## BEGIN EXTRACTED ENTRIES

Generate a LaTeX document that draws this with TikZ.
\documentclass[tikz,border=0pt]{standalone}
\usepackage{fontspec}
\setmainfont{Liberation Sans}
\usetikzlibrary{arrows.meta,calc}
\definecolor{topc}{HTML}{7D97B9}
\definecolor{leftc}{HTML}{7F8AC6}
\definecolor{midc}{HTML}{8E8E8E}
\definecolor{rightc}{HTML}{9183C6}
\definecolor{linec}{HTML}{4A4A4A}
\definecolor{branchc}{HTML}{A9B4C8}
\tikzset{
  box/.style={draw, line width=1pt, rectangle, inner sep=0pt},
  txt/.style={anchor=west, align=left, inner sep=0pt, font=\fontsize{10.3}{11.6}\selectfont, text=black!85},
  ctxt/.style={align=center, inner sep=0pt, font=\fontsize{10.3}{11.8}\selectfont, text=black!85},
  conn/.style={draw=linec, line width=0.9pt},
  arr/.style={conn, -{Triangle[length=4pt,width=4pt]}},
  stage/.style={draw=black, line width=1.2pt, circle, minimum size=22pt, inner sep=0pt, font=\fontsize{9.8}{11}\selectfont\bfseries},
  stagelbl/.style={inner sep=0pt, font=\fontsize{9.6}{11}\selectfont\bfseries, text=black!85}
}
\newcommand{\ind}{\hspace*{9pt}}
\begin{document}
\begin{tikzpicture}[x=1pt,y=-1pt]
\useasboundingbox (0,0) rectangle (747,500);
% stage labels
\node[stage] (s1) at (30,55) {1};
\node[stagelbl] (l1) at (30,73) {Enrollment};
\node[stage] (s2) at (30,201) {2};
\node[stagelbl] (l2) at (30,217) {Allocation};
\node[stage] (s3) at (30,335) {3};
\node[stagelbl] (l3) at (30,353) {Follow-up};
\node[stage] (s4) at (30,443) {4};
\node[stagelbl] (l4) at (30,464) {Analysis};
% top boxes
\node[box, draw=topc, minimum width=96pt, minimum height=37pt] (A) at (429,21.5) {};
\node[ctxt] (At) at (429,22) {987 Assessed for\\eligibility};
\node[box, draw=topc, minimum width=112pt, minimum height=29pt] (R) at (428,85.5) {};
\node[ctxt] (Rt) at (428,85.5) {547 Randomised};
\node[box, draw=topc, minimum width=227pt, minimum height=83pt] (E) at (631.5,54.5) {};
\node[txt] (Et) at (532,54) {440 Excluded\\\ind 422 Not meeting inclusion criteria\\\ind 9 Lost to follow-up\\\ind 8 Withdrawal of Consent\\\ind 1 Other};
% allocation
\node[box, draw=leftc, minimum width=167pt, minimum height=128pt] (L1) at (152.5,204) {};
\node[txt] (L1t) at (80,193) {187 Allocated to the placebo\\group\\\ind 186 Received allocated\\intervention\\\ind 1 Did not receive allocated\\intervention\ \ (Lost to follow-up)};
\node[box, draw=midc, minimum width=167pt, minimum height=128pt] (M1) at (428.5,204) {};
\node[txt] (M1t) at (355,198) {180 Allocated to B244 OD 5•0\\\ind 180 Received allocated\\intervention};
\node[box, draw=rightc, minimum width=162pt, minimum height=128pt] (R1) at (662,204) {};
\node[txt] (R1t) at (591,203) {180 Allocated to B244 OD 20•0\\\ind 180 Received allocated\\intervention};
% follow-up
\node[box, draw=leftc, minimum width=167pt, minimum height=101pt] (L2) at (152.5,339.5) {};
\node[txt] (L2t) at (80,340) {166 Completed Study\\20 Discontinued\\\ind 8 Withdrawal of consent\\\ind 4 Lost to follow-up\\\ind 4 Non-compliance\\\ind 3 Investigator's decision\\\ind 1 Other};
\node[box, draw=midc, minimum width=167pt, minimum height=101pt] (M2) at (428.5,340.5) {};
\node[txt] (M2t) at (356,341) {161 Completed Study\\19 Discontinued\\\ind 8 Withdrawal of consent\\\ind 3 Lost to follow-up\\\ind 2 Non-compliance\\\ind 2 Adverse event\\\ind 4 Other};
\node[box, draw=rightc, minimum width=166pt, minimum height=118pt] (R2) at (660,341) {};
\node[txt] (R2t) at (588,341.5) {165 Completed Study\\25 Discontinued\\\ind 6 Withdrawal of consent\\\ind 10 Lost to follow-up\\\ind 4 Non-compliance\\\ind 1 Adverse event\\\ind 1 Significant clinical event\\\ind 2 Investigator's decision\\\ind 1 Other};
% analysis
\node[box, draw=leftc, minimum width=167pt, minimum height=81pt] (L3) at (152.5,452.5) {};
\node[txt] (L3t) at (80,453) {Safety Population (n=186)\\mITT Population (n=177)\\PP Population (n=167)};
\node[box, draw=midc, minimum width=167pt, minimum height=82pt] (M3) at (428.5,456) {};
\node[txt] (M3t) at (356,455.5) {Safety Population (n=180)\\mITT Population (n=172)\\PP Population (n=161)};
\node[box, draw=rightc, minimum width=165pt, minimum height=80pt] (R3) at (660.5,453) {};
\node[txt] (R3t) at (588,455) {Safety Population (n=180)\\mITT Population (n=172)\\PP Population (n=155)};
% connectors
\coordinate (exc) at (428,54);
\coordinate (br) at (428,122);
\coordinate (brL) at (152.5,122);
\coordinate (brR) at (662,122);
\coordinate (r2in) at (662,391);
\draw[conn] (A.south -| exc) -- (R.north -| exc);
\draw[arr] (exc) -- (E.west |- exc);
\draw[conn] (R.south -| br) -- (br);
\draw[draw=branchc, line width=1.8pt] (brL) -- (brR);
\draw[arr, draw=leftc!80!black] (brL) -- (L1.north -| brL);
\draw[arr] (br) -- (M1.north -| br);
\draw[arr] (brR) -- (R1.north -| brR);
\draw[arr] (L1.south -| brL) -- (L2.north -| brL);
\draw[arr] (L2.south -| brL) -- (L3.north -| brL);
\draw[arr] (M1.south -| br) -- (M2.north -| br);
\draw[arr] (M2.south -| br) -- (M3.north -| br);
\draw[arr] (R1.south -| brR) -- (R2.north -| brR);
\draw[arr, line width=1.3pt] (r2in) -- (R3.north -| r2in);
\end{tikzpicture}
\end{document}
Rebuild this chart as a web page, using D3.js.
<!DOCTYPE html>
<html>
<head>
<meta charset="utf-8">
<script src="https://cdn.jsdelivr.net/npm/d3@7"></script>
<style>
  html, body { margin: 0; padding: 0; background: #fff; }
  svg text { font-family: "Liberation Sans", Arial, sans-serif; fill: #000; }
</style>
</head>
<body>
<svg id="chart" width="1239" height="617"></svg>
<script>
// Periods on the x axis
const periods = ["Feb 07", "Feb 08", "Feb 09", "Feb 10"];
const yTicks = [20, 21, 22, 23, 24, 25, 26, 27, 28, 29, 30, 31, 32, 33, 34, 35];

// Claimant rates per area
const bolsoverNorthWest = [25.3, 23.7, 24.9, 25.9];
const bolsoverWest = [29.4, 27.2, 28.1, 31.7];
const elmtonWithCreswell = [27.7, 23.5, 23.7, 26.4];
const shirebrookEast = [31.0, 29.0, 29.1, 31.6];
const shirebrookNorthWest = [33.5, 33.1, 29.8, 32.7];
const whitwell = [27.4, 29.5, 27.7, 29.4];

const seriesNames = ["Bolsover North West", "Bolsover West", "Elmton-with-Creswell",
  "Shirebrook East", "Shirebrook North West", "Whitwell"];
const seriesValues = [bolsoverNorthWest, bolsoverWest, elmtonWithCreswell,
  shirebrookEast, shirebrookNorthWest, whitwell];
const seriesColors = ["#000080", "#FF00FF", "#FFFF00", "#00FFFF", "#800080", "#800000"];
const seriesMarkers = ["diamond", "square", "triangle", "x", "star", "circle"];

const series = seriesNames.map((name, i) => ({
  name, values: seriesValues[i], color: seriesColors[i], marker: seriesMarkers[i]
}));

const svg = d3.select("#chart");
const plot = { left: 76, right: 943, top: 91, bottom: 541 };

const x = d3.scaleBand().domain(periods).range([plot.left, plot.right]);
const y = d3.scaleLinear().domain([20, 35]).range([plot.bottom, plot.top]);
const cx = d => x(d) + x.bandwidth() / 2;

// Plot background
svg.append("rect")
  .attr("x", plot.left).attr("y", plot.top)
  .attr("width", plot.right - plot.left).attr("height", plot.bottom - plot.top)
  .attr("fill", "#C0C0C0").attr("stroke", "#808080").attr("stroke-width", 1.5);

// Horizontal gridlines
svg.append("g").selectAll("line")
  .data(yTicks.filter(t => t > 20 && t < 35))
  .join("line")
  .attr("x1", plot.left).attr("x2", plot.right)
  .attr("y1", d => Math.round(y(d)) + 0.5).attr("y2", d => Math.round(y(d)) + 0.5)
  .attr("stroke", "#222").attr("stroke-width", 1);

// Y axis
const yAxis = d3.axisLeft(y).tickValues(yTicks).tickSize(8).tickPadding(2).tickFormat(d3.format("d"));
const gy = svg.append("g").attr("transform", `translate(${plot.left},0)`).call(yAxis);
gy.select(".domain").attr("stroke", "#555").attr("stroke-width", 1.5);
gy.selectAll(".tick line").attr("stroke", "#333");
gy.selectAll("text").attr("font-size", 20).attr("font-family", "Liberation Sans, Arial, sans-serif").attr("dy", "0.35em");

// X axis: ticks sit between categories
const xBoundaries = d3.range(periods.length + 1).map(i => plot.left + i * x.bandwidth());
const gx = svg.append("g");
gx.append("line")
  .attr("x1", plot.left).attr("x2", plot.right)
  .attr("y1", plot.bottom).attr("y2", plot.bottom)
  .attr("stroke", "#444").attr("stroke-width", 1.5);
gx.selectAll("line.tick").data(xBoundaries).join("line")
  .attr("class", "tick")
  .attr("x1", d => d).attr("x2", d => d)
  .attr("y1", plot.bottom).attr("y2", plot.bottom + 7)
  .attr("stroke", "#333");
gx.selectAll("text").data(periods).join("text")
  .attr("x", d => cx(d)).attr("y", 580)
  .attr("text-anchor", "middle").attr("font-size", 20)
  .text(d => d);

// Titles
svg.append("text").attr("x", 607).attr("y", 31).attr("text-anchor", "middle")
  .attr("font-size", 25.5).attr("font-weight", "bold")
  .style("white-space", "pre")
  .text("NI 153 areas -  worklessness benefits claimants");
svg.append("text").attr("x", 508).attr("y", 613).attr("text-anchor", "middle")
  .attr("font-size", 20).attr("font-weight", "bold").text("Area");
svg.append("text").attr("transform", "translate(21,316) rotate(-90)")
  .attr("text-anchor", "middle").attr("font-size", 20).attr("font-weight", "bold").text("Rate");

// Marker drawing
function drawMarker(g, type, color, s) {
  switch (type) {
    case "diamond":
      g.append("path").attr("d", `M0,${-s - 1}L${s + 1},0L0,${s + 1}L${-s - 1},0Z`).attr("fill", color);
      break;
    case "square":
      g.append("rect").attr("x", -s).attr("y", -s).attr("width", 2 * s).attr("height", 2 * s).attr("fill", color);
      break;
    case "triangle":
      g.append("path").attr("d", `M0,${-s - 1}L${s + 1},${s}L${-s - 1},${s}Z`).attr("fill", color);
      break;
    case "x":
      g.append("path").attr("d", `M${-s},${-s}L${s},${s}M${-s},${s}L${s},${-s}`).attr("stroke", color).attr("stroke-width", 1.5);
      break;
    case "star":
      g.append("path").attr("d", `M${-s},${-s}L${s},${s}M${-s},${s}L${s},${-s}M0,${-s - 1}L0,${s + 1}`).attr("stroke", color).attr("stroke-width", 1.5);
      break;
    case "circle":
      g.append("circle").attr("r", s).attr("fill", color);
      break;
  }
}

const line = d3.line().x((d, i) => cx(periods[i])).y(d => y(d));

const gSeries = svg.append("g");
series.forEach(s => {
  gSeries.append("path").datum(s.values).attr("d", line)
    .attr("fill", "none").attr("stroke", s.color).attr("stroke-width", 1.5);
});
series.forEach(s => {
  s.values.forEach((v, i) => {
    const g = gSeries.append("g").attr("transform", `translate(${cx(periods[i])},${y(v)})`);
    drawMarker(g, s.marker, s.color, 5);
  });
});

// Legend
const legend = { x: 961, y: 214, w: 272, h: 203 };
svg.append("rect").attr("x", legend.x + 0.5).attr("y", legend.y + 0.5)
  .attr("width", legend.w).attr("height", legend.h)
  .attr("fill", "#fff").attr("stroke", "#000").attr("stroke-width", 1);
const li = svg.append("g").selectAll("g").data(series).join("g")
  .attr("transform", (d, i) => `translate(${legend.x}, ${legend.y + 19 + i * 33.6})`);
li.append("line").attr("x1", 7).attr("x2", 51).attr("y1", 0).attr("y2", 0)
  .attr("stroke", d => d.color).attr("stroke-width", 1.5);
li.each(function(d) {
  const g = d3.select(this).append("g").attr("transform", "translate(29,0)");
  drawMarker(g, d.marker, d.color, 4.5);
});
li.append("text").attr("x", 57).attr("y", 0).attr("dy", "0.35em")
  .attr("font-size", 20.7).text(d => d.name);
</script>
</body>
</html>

## END EXTRACTED ENTRIES

TASK TO CARRY OUT: Exactly repeat the lines from the line with "Rebuild this chart" to the line with "const whitwell = [27.4, 29.5, 27.7, 29.4];", including both, and output nothing else.

TASK SOLUTION:
Rebuild this chart as a web page, using D3.js.
<!DOCTYPE html>
<html>
<head>
<meta charset="utf-8">
<script src="https://cdn.jsdelivr.net/npm/d3@7"></script>
<style>
  html, body { margin: 0; padding: 0; background: #fff; }
  svg text { font-family: "Liberation Sans", Arial, sans-serif; fill: #000; }
</style>
</head>
<body>
<svg id="chart" width="1239" height="617"></svg>
<script>
// Periods on the x axis
const periods = ["Feb 07", "Feb 08", "Feb 09", "Feb 10"];
const yTicks = [20, 21, 22, 23, 24, 25, 26, 27, 28, 29, 30, 31, 32, 33, 34, 35];

// Claimant rates per area
const bolsoverNorthWest = [25.3, 23.7, 24.9, 25.9];
const bolsoverWest = [29.4, 27.2, 28.1, 31.7];
const elmtonWithCreswell = [27.7, 23.5, 23.7, 26.4];
const shirebrookEast = [31.0, 29.0, 29.1, 31.6];
const shirebrookNorthWest = [33.5, 33.1, 29.8, 32.7];
const whitwell = [27.4, 29.5, 27.7, 29.4];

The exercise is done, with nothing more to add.